We read the paper Nagpal et al.1 with great interest. The authors should be commended on a well-conducted study with an impressive number of pathologists grading the radical prostatectomy samples. We fully agree with the authors that AI will play an integral part in prostate cancer pathology and, indeed, in pathology in general. However, we would like to clarify one methodological detail, which clouds the authors’ claim of “improved Gleason scoring.”

It is an obvious idea to compare the c-statistic for the association between longer-term outcomes (such as PSA relapses) and the Gleason grading assigned by the pathologists to the Deep Learning System (DLS). However, the interpretation of this comparison is not straightforward. The challenge is that the original treatment choice is based on the Gleason score assigned by the pathologist. The statistical consequence of this is that the strength of the association can be severely biased. In fact, even if human Gleason grading actually had a stronger association with longer-term outcomes than the AI model, this bias could cause the results to be reversed.

We can draw on a nice analogy from Vickers and Lilja2 to illustrate the problem: take a group of 12-year-olds and have them play basketball; height and hand–eye coordination skills will both be the major predictors of ability. Then select out the tallest boys and have them play again; height will no longer discriminate, but the hand–eye coordination skills will still be a major predictor of ability. This does however not imply that being tall is not an advantage for basketball players nor that the hand–eye coordination skills are more predictive than height.

More formally, the design of the Nagpal et al. study is schematically illustrated in Fig. 1. Data on men who underwent radical prostatectomy (cell a and b) is observed in the study. Data for men who did not undergo radical prostatectomy but would have done so if the treatment decision was based on the DLS as opposed to the pathologists is however unobserved (cell c, put in brackets to illustrate the fact that it is not observed in the study).
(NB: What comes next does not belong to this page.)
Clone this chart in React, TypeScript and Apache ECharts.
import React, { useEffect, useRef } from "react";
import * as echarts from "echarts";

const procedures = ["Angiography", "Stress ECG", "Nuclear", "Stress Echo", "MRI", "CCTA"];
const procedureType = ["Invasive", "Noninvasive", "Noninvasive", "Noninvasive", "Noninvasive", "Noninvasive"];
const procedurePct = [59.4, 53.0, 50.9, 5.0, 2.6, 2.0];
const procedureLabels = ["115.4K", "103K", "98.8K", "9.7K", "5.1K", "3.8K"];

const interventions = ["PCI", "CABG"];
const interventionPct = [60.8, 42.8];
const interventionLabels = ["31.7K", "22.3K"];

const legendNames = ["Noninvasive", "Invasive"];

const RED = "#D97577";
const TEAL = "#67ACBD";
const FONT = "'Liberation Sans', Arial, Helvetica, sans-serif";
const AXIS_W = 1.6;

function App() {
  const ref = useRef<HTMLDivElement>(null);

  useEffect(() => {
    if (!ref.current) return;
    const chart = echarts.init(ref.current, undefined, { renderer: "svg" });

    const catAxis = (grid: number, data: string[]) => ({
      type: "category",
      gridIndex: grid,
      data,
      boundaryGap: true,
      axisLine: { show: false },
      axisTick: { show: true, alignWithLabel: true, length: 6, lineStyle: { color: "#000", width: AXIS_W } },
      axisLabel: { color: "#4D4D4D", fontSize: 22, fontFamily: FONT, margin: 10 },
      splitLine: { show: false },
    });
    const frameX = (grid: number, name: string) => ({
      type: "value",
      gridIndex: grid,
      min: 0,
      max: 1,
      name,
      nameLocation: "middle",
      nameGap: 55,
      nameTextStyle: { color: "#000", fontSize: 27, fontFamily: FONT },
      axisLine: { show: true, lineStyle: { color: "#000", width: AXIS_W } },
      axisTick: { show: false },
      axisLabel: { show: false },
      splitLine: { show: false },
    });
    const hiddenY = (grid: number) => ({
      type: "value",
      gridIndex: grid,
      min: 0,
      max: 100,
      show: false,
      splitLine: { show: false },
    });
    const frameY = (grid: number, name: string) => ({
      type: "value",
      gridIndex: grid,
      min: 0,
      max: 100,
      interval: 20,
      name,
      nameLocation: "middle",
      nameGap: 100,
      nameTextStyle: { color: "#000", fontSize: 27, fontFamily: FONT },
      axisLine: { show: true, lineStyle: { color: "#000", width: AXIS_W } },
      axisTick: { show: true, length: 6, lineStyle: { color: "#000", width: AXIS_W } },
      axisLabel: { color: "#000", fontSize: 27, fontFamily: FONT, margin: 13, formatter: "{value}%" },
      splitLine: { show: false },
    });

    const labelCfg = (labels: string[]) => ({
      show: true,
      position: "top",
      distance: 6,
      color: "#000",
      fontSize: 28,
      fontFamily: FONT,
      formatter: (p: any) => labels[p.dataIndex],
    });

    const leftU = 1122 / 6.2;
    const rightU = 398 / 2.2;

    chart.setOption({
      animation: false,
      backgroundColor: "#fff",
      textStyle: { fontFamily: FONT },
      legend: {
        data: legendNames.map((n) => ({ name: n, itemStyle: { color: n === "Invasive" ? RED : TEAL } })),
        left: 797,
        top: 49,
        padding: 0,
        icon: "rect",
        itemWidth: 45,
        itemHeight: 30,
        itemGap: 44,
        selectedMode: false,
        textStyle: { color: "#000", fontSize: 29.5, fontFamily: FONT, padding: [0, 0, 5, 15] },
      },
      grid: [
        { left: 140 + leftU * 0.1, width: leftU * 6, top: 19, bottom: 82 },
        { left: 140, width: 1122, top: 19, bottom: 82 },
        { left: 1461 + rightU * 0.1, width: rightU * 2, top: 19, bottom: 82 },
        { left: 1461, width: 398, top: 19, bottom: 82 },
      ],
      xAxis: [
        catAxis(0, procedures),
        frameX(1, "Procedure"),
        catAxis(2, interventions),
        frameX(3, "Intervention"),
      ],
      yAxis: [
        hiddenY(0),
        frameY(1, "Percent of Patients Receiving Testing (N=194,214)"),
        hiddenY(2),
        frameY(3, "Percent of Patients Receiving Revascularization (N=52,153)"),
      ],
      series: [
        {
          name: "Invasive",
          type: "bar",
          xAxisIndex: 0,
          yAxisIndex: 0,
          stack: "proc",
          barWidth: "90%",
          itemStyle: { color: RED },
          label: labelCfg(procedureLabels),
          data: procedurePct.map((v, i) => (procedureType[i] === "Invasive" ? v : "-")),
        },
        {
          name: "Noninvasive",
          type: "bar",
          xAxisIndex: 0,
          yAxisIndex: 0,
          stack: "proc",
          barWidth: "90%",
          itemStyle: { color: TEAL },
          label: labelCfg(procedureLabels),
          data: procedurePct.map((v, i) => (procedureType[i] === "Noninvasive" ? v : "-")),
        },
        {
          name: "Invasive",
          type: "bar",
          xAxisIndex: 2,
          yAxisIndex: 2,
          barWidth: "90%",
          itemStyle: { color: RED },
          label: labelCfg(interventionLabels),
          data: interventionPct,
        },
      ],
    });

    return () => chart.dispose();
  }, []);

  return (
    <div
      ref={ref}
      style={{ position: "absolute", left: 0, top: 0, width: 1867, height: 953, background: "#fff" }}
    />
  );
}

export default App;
The only way to accurately estimate whether the Gleason score assigned by the DLS is in fact better than the Gleason score assigned by the pathologist for prognostication would be to have data from cells a, b, and c,3 i.e., to use the DLS for deciding about which patients should undergo radical prostatectomies and then prospectively follow them to collect longer-term follow-up data. The story gets even more complicated if we also consider the fact that the surgeon often is more radical in cases with higher Gleason grades to avoid positive resection margins, and that adjuvant hormonal therapy is administered based on the Gleason score assigned by the pathologist. It should be noted that this problem is not limited to the Nagpal et al. study; it occurs in any study where inclusion in the study cohort is conditional on an existing decision rule and we want to compare the existing decision rule with a new rule.

Fig. 1
figure 1

Schematic illustration of the design of the Nagpal et al. study. Data from cells a and b are observed in the study. The fact that data for men who did not undergo radical prostatectomy but would have done so if the treatment decision was based on the DLS as opposed to the pathologists (cell c) can lead to biased results when comparing the pathologists’ Gleason score to the DLS Gleason using longer-term outcomes

There is currently a lot of hype related to the application of AI to health care problems. For AI to live up to this hype, it is critical that it is coupled with sound classical experimental designs and scientific methodology.